Given task: Your answer should consist only of the lines below from the one with "Reproduce this chart with D3.js." through the one with "0.8, 0.9, 1];", copied exactly.

Entries with chart source code:
========================

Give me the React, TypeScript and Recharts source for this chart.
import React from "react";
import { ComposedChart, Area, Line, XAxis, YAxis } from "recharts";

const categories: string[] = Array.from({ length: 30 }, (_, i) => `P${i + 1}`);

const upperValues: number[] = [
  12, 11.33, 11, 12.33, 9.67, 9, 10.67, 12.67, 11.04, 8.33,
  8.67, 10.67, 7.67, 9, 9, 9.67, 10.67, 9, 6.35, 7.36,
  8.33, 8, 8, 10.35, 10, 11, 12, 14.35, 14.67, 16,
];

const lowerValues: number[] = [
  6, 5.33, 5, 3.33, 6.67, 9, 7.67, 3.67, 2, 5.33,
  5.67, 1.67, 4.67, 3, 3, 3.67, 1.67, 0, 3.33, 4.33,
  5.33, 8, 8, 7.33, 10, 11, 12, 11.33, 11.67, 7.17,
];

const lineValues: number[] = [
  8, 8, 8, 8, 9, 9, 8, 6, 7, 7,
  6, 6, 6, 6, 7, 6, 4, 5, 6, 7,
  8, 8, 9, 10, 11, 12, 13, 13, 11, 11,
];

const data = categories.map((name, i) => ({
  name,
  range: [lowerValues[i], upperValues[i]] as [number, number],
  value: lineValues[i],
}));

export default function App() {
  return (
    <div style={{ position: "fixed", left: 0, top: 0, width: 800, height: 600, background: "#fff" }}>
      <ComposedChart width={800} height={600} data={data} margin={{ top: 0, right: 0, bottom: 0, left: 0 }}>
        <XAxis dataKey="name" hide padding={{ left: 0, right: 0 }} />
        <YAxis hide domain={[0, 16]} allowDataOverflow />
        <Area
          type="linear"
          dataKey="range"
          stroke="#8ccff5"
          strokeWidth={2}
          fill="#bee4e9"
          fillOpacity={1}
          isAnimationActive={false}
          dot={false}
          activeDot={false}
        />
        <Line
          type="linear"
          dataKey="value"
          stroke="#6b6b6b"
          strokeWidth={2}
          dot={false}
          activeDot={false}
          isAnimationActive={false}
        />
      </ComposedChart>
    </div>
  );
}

========================

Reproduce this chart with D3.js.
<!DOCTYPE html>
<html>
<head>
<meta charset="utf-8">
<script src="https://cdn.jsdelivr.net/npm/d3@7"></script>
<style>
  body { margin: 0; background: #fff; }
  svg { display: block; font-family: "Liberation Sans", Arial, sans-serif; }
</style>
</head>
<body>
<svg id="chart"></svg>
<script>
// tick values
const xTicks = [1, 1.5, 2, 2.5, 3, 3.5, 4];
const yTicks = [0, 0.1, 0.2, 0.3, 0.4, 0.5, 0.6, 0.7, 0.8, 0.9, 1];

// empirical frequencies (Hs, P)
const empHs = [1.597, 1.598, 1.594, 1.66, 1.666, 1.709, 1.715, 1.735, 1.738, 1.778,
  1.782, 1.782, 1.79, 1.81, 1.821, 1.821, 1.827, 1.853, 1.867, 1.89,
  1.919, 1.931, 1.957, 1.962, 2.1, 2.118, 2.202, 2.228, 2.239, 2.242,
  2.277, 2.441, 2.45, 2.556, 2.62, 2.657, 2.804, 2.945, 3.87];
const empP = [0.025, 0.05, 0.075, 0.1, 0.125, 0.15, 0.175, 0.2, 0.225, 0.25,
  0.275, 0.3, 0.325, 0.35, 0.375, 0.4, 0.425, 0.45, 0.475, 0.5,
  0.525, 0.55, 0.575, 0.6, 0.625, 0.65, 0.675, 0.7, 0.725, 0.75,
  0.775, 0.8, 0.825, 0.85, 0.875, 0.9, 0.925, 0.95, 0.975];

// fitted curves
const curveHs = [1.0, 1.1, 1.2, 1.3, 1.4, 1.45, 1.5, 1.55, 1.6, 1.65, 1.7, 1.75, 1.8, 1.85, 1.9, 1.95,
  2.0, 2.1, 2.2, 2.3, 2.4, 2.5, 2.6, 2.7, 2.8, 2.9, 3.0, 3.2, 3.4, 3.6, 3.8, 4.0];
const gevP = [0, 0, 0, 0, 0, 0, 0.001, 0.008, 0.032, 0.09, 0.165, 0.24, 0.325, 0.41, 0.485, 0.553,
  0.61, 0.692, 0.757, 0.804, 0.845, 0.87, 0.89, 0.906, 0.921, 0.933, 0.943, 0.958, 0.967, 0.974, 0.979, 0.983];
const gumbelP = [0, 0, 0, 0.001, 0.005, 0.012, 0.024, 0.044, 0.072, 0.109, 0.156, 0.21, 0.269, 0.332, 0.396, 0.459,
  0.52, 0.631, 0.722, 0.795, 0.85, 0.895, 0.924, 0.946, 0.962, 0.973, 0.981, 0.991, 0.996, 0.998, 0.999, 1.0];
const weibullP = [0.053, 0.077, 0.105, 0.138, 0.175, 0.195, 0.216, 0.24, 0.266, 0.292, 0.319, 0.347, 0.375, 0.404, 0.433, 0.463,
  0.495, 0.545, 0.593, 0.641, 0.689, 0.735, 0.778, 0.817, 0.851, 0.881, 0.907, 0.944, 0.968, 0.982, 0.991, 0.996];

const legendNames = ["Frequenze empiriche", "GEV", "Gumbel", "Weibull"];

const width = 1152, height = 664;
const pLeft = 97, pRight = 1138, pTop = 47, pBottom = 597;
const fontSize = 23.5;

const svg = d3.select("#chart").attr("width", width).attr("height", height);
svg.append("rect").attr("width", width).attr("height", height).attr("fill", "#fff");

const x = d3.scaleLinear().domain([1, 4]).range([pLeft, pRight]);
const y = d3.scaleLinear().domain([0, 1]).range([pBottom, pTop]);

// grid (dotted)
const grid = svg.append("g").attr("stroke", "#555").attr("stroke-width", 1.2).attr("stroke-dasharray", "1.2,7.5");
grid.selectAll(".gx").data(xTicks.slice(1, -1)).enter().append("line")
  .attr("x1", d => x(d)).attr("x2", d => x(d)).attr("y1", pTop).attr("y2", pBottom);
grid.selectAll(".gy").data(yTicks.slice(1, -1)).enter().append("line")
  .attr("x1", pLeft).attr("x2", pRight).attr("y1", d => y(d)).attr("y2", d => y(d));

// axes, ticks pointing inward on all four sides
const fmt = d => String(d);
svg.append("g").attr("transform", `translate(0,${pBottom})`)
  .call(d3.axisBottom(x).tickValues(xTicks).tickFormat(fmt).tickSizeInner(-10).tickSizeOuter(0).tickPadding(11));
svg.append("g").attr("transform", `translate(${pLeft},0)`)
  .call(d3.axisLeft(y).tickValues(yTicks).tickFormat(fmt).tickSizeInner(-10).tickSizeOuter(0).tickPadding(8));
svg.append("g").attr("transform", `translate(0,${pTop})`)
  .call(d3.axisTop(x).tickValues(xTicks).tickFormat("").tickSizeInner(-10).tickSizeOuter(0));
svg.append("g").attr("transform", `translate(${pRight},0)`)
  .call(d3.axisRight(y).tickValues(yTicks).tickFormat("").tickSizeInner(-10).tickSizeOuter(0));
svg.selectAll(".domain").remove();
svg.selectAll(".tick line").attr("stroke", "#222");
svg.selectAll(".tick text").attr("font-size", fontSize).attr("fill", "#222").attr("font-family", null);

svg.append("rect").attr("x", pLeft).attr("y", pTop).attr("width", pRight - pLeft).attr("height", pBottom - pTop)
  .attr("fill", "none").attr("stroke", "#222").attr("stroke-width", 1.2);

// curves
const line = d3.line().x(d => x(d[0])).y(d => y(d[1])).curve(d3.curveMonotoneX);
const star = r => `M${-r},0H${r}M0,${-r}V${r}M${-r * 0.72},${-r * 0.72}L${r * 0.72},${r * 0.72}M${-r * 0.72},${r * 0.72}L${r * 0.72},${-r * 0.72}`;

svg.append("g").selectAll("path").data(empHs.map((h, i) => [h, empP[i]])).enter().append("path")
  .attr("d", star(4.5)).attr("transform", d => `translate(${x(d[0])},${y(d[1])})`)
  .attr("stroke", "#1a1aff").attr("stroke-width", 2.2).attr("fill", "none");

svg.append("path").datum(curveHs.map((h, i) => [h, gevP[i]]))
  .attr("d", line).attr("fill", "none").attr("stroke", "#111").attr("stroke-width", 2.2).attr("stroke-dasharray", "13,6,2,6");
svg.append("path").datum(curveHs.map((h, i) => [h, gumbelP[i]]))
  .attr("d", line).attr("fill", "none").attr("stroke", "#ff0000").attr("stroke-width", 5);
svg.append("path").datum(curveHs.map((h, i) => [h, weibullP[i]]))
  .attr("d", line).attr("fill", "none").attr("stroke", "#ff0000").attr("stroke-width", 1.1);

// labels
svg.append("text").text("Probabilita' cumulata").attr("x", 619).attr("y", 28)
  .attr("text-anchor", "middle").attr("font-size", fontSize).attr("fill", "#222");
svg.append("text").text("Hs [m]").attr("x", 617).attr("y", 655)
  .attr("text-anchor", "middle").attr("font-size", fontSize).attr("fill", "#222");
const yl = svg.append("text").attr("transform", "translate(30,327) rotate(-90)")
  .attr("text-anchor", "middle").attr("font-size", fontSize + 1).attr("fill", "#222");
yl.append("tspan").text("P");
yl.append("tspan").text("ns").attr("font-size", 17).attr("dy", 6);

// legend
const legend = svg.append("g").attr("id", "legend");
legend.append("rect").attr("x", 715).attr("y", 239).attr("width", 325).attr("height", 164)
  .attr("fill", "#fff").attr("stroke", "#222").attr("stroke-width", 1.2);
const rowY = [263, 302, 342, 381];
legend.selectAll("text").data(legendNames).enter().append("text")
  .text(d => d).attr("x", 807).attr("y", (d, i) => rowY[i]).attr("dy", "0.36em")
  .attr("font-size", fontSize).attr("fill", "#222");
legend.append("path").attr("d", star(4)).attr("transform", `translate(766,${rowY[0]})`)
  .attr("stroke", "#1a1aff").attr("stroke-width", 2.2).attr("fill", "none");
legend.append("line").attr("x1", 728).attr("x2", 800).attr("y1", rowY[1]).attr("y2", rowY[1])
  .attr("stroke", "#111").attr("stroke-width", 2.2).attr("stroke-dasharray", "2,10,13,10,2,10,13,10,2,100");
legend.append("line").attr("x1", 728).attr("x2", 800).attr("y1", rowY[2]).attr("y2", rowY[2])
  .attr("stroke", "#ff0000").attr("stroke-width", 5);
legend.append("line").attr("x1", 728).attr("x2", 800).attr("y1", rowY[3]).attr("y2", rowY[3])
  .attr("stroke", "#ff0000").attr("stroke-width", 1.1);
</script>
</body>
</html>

========================

Problem solution:
Reproduce this chart with D3.js.
<!DOCTYPE html>
<html>
<head>
<meta charset="utf-8">
<script src="https://cdn.jsdelivr.net/npm/d3@7"></script>
<style>
  body { margin: 0; background: #fff; }
  svg { display: block; font-family: "Liberation Sans", Arial, sans-serif; }
</style>
</head>
<body>
<svg id="chart"></svg>
<script>
// tick values
const xTicks = [1, 1.5, 2, 2.5, 3, 3.5, 4];
const yTicks = [0, 0.1, 0.2, 0.3, 0.4, 0.5, 0.6, 0.7, 0.8, 0.9, 1];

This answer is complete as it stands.